We asked Ride + Stride regular Ed Compton about how he got involved in the event and just what makes the day so special.

Back in 2003 I was asked by my church to cycle for the Notts Historic Churches Trust. Accordingly I did that and have been hooked ever since. So why?

As an occasional cyclist it’s a good way to get out with a route.

Mapping and planning how to join up the dots while avoiding main roads is an exercise in itself. (See blog post about riding Route 6 of the National Cycle Network!) Going round one’s contacts to raise funds is a social activity and it is surprising how well my begging is received.
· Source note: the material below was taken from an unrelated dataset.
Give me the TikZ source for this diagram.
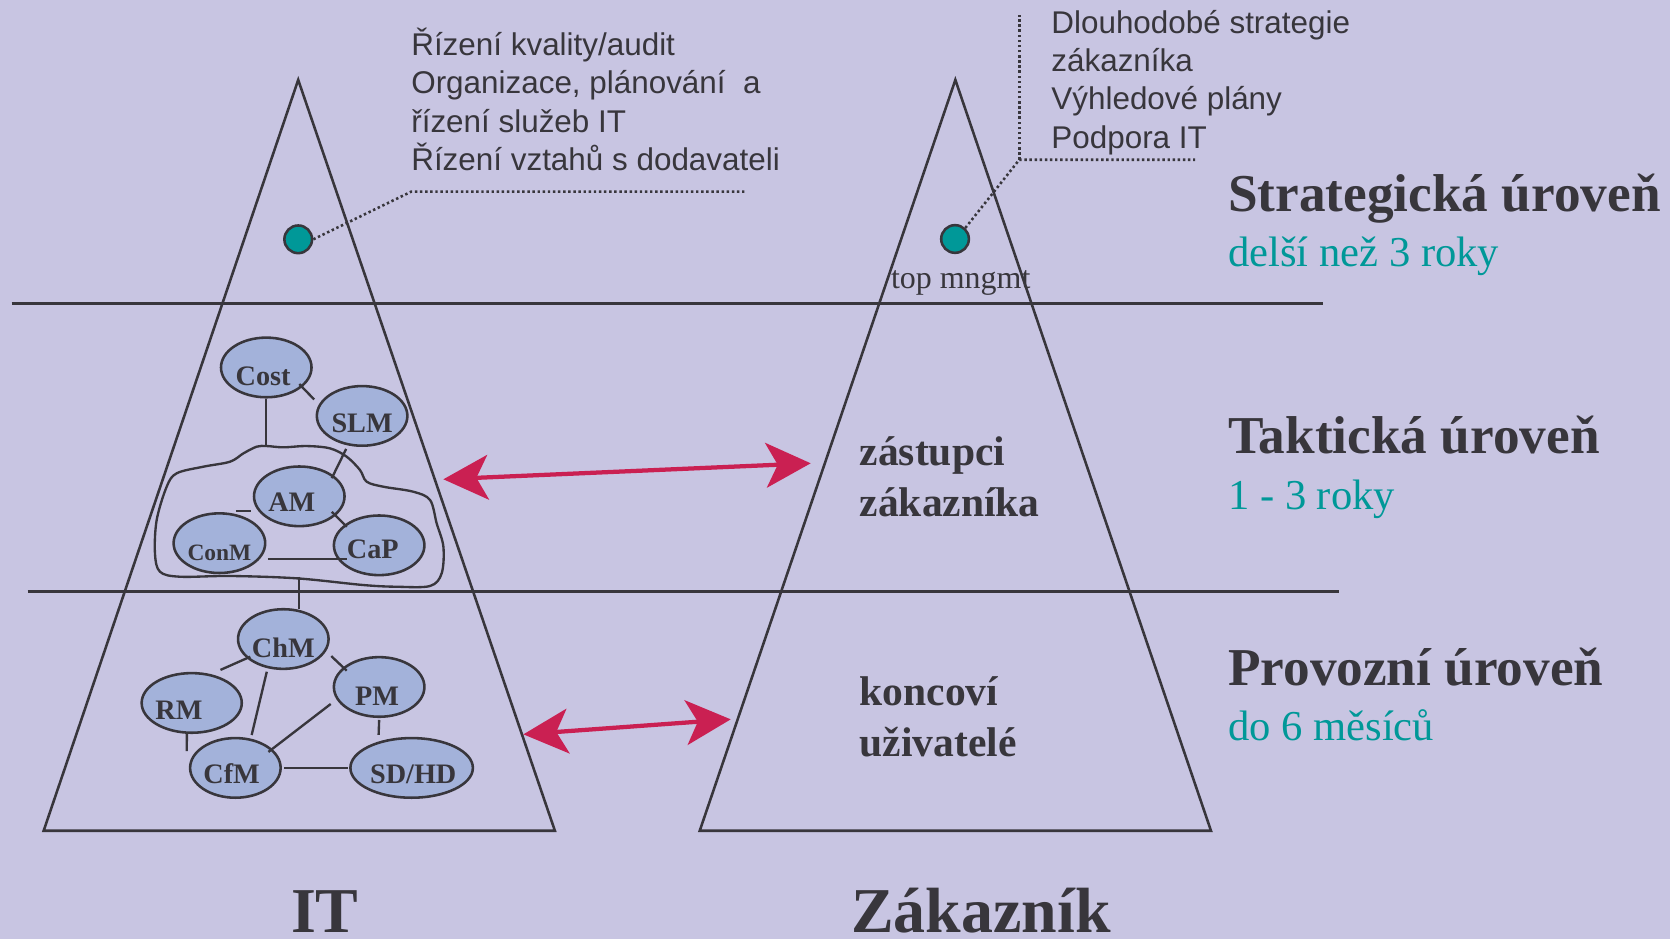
\documentclass[tikz,border=0pt]{standalone}
\usepackage{fontspec}
\setmainfont{Liberation Serif}
\newfontfamily\notefont{Liberation Sans}
\usetikzlibrary{arrows.meta,shapes.geometric,calc}

\definecolor{pagebg}{RGB}{200,197,226}
\definecolor{ink}{RGB}{56,54,60}
\definecolor{tealc}{RGB}{0,152,152}
\definecolor{bubblefill}{RGB}{163,178,218}
\definecolor{crimson}{RGB}{202,32,82}

% shift a label sideways inside its bubble without changing the box width
\newcommand\nudge[2]{\hspace*{#1}#2\hspace*{-#1}}

\tikzset{
  outline/.style={draw=ink, line width=2.4pt},
  bub/.style={ellipse, draw=ink, fill=bubblefill, line width=2.4pt, inner sep=0pt,
    minimum width=85pt, minimum height=56pt, text=ink,
    font=\bfseries\fontsize{26.5}{26.5}\selectfont, text depth=0pt},
  linkline/.style={draw=ink, line width=2.2pt},
  leader/.style={draw=ink, line width=2.4pt, dash pattern=on 2.3pt off 2.5pt},
  twoway/.style={draw=crimson, line width=4pt,
    {Stealth[length=42pt,width=42pt,inset=11pt]}-{Stealth[length=42pt,width=42pt,inset=11pt]}},
  tealdot/.style={circle, draw=ink, fill=tealc, line width=2.4pt, minimum size=26pt, inner sep=0pt},
  % multi-line texts are anchored at the baseline of their last line
  notetext/.style={anchor=base west, align=left, inner sep=0pt, text=ink,
    font=\notefont\fontsize{29.5}{36}\selectfont},
  lvltitle/.style={anchor=base west, inner sep=0pt, text=ink,
    font=\bfseries\fontsize{50}{60}\selectfont},
  lvlspan/.style={anchor=base west, inner sep=0pt, text=tealc,
    font=\fontsize{40}{48}\selectfont},
  grptext/.style={anchor=base west, align=left, inner sep=0pt, text=ink,
    font=\bfseries\fontsize{39}{48.5}\selectfont},
  sidetitle/.style={anchor=base, inner sep=0pt, text=ink,
    font=\bfseries\fontsize{60}{72}\selectfont},
}

\begin{document}
\begin{tikzpicture}[x=1pt,y=-1pt]
\useasboundingbox (0,0) rectangle (1568,882);
\fill[pagebg] (0,0) rectangle (1568,882);

% level separators
\draw[outline] (11,285) -- (1242,285);
\draw[outline] (26,555.5) -- (1257,555.5);

% the two pyramids
\draw[outline] (280,75) -- (521,780) -- (41,780) -- cycle;
\draw[outline] (897,75) -- (1137,780) -- (657,780) -- cycle;

% tactical group outline
\draw[outline, line width=2.2pt] plot[smooth cycle, tension=0.55] coordinates {
  (250.4,418.8) (266.1,420) (288,418.8) (309.9,421) (325.5,428.8) (338.0,441.3)
  (344.3,452.3) (360,457) (388.1,461.7) (403.8,469.5) (410,491.4) (416.3,513.3)
  (414.7,538.3) (403.8,550.2) (372.5,550.9) (341.2,549.3) (278.6,543) (216,540.8)
  (169,541.5) (150.2,536.8) (145.5,519.6) (147.1,488.3) (156.5,457) (165.9,444.4)
  (190.9,438.2) (216,433.5) (228.5,425.7) (241,419.4)};
\coordinate (grouptop) at (250,419);
\coordinate (groupbottom) at (281,541.5);

% IT processes
\node[bub, text height=33.2pt] (Cost) at (250,345) {\nudge{-3pt}{Cost}};
\node[bub, text height=31.2pt] (SLM) at (340,390.5) {SLM};
\node[bub, text height=29.2pt] (AM) at (281,466) {\nudge{-7pt}{AM}};
\node[bub, text height=32.6pt, minimum width=86pt, font=\bfseries\fontsize{22}{22}\selectfont] (ConM) at (206,510) {ConM};
\node[bub, text height=25.2pt] (CaP) at (356,512) {\nudge{-6pt}{CaP}};
\node[bub, text height=35.2pt] (ChM) at (266,600) {ChM};
\node[bub, text height=34.2pt] (PM) at (356,645) {\nudge{-2pt}{PM}};
\node[bub, text height=31.2pt, minimum width=94pt] (RM) at (180,660) {\nudge{-12pt}{RM}};
\node[bub, text height=29.2pt] (CfM) at (221,721) {\nudge{-3.5pt}{CfM}};
\node[bub, text height=29.2pt, minimum width=115pt] (SDHD) at (386.5,721) {\nudge{1.5pt}{SD/HD}};

% relations between processes
\draw[linkline] ($(Cost)+(31,15.6)$) -- ($(SLM)+(-45,-15.4)$);
\draw[linkline] (Cost.south) -- (grouptop);
\draw[linkline] ($(SLM)+(-15,31)$) -- ($(AM)+(30.5,-17)$);
\draw[linkline] ($(ConM)+(15.5,-30)$) -- ($(AM)+(-45.5,14)$);
\draw[linkline] ($(AM)+(30.5,14.6)$) -- ($(CaP)+(-30.4,-17.4)$);
\draw[linkline] ($(ConM)+(45.6,15)$) -- ($(CaP)+(-30.4,13)$);
\draw[linkline] (groupbottom) -- ($(ChM)+(15,-28)$);
\draw[linkline] ($(ChM)+(-31,16.6)$) -- ($(RM)+(27,-31)$);
\draw[linkline] ($(ChM)+(45,16)$) -- ($(PM)+(-30.5,-15.3)$);
\draw[linkline] ($(ChM)+(-15.5,30.7)$) -- ($(CfM)+(15.3,-30.9)$);
\draw[linkline] ($(PM)+(-45.5,16)$) -- ($(CfM)+(31,-15)$);
\draw[linkline] ($(PM)+(0,31)$) -- ($(SDHD)+(-31,-31)$);
\draw[linkline] ($(RM)+(-4.5,29.2)$) -- ($(CfM)+(-45.7,-15.8)$);
\draw[linkline] ($(CfM)+(45.7,0)$) -- ($(SDHD)+(-59.4,0)$);

% strategic level: dots and callouts
\node[tealdot] (itdot) at (280,224.7) {};
\node[tealdot] (cdot) at (896.7,224.4) {};
\node[anchor=base, inner sep=0pt, text=ink, font=\fontsize{30}{36}\selectfont] (topm) at (902,271) {top mngmt};

\coordinate (itbend) at (386,180);
\coordinate (itend) at (700,180);
\draw[leader] (itdot.east) -- (itbend) -- (itend);
\coordinate (cbend) at (957,150);
\coordinate (cend) at (1122,150);
\coordinate (ctop) at (957,14);
\draw[leader] (cdot.47) -- (cbend) -- (cend);
\draw[leader] (cbend) -- (ctop);

\node[notetext] (itnote) at (386,160) {Řízení kvality/audit\\Organizace, plánování~ a\\řízení služeb IT\\Řízení vztahů s dodavateli};
\node[notetext] (cnote) at (987,139) {Dlouhodobé strategie\\zákazníka\\Výhledové plány\\Podpora IT};

% customer side groups
\node[grptext] (reps) at (807,485.1) {zástupci\\zákazníka};
\node[grptext] (users) at (807,710.5) {koncoví\\uživatelé};

% communication between IT and customer
\coordinate (tacL) at (416.3,450);
\coordinate (tacR) at (761.2,435);
\coordinate (opL) at (491.4,689.5);
\coordinate (opR) at (686.1,675.4);
\draw[twoway] (tacL) -- (tacR);
\draw[twoway] (opL) -- (opR);

% level captions
\node[lvltitle] (strat) at (1153,199) {Strategická úroveň};
\node[lvlspan] (stratspan) at (1153,250) {delší než 3 roky};
\node[lvltitle] (takt) at (1153,426) {Taktická úroveň};
\node[lvlspan] (taktspan) at (1153,478) {1 - 3 roky};
\node[lvltitle] (prov) at (1153,644) {Provozní úroveň};
\node[lvlspan] (provspan) at (1153,695) {do 6 měsíců};

% column captions
\node[sidetitle] (itcap) at (305,876) {IT};
\node[sidetitle] (ccap) at (921,876) {Zákazník};
\end{tikzpicture}
\end{document}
During the first ten years or so I would cycle 50 -65 miles, visiting about 35 churches of all denominations. With my wearing out over time this has reduced somewhat to about 25 churches.

Arriving at an open church is always a pleasure with an opportunity to chat with the locals, hearing about long term vacancies for clerics and church warden replacements. Being inside tells so many stories that don’t feature outside. Being in pouring rain begs for a respite, as happened one year from Stow in Lindsey to Newark. Church porches help then.
Finding an event at a church in full swing is a bonus, even a wedding or a coffee morning, and Middle England bursts with joy. Scarecrow festivals add variety too!

Particular interiors have great resonance. From mediaeval pews with their misericords (Holme) and extravagant alabaster tombs for the Elizabethan squire, some of whom were in government then (Langar). Stonemasons telling stories in stone.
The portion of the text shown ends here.